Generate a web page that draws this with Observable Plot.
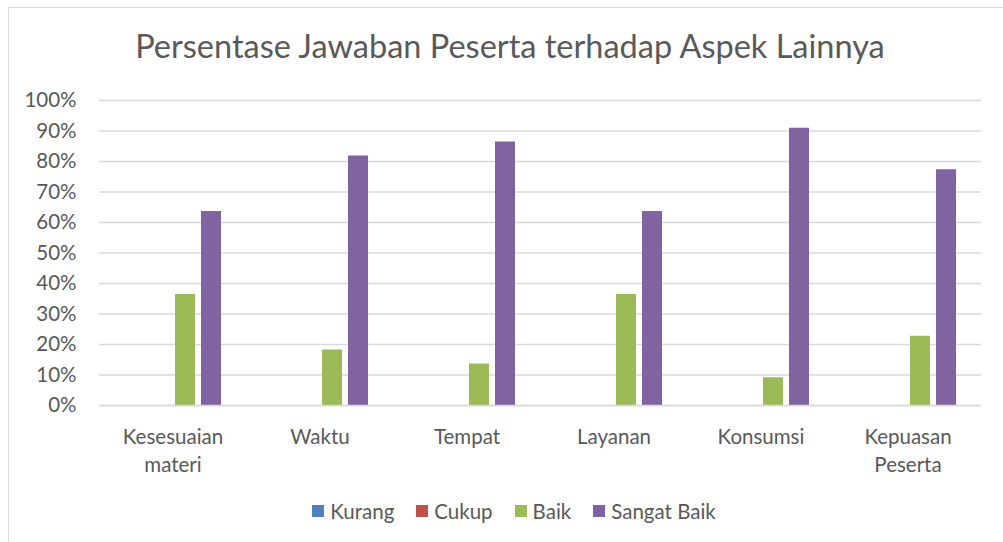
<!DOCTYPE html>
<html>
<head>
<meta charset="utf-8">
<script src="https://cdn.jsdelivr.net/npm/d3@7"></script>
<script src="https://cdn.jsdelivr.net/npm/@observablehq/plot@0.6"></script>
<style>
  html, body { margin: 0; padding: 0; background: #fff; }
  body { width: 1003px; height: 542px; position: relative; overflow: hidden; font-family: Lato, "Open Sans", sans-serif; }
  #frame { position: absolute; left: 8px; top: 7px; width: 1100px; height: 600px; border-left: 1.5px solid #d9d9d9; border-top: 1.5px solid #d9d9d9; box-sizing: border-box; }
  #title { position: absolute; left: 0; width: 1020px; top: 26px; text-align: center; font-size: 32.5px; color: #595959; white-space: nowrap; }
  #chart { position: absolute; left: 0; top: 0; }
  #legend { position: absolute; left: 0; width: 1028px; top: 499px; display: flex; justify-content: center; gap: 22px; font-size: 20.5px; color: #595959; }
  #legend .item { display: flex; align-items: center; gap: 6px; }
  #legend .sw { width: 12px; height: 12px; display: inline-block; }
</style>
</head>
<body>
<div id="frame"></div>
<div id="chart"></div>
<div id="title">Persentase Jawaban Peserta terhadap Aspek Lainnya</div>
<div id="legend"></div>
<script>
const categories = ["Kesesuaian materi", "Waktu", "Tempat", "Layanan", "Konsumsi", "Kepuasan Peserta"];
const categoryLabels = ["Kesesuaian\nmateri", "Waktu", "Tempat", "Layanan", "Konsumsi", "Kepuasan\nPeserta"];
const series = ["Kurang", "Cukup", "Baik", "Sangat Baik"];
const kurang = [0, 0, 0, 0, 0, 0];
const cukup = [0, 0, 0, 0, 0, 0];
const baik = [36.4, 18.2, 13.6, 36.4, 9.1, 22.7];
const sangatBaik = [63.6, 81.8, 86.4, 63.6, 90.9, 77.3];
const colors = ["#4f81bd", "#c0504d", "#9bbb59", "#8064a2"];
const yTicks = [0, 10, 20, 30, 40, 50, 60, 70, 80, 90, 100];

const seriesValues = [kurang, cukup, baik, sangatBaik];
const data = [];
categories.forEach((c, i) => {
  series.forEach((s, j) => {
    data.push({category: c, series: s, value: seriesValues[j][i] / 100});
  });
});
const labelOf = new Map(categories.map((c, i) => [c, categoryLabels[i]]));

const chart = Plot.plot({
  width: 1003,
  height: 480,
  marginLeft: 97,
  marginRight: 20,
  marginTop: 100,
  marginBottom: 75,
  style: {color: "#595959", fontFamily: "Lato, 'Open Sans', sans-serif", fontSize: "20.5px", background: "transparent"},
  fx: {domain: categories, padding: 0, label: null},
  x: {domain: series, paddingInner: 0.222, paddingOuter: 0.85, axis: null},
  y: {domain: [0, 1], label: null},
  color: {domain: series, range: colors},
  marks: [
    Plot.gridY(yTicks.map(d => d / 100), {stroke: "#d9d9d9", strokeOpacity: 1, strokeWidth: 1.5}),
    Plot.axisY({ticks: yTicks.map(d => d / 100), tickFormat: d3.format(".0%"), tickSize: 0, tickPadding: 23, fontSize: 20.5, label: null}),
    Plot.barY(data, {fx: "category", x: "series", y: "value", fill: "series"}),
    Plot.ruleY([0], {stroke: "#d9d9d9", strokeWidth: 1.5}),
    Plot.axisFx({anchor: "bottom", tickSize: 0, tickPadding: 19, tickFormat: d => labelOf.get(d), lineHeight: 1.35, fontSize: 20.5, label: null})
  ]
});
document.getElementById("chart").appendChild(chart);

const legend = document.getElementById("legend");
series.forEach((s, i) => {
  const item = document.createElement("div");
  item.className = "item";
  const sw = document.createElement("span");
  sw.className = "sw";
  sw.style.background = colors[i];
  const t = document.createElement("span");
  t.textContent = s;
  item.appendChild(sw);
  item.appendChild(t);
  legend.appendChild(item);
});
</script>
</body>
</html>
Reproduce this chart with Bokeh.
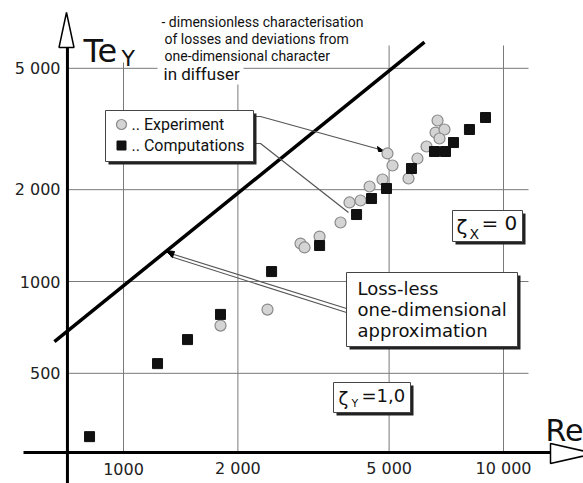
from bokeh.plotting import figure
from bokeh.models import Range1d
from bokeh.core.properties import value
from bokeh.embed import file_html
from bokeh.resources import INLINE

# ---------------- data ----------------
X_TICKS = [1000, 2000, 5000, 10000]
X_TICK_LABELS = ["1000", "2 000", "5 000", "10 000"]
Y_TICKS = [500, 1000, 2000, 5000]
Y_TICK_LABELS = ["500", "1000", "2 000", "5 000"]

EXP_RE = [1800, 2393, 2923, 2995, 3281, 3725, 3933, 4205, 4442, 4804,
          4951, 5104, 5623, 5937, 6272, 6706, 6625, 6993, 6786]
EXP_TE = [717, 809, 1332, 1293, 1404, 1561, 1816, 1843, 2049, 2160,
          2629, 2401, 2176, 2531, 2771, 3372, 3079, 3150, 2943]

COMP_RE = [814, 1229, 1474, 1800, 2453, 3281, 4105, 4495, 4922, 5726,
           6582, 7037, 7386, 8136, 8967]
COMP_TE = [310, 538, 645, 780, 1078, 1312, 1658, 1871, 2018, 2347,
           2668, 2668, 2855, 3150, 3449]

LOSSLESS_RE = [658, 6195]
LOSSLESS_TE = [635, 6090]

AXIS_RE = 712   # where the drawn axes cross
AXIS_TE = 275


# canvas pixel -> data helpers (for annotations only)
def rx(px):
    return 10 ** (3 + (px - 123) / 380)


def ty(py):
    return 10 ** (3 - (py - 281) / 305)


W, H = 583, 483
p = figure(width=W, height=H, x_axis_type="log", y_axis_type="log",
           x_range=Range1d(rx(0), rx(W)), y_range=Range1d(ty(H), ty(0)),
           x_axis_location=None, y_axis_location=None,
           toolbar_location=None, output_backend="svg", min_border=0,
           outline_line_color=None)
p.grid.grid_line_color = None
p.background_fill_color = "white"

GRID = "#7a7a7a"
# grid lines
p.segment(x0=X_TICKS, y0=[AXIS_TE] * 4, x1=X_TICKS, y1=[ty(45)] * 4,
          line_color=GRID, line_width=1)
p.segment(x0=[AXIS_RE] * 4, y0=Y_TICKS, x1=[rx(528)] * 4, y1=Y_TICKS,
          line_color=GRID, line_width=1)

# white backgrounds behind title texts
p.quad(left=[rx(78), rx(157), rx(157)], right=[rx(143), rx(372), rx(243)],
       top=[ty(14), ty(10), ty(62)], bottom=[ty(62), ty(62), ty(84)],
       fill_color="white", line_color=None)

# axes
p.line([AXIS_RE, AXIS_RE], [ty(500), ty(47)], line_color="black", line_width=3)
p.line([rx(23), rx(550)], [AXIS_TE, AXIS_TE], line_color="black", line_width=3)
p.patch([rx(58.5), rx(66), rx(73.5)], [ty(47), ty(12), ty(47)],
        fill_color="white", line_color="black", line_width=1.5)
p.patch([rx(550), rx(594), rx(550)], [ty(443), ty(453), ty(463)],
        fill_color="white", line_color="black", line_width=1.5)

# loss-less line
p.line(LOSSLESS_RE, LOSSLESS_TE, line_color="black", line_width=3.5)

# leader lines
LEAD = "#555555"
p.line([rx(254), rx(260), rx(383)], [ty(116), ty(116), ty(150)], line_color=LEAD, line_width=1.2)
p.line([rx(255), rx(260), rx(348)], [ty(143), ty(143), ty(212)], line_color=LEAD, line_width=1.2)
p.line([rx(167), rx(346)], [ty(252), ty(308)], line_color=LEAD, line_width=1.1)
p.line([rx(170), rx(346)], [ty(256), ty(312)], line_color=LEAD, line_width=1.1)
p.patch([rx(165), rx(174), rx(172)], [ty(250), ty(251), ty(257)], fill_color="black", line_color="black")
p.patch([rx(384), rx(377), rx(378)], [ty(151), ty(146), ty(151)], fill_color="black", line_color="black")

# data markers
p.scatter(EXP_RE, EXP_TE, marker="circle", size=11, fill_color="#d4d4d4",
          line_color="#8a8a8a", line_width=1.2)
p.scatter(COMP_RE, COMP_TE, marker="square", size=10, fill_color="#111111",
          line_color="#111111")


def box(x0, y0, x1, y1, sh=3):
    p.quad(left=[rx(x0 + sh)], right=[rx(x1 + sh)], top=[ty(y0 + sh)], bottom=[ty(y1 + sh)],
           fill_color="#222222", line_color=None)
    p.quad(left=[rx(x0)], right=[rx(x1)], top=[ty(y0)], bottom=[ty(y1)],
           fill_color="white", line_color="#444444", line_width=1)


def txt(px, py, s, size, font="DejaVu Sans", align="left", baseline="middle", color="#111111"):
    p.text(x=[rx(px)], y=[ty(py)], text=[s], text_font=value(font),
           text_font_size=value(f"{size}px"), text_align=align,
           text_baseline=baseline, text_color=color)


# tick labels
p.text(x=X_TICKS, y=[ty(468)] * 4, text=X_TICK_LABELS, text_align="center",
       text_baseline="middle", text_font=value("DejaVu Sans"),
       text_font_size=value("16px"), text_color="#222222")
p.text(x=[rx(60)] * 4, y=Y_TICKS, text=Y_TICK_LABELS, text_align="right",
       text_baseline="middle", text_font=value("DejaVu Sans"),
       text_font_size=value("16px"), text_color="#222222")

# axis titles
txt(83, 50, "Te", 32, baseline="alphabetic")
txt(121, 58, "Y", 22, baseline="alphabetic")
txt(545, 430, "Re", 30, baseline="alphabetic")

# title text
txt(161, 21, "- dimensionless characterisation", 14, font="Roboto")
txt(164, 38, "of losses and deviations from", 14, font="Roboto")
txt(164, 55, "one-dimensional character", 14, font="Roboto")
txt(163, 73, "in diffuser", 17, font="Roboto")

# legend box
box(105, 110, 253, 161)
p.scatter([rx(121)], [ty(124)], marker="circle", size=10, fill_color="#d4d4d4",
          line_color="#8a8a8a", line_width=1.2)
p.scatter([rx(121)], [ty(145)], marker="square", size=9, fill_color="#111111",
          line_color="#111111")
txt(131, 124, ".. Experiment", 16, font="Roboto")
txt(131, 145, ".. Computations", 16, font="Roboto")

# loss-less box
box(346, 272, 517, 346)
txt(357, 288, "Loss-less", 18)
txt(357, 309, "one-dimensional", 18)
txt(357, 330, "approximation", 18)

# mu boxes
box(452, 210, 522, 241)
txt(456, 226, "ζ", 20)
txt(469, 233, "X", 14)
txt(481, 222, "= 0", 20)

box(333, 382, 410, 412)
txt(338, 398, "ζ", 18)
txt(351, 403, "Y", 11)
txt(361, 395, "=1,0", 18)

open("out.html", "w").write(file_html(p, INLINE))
+ + + + + + +
→ What you are asked to do:
Counting only lines of the data above that hold "with", report the total and nothing else.

→ Written solution:
2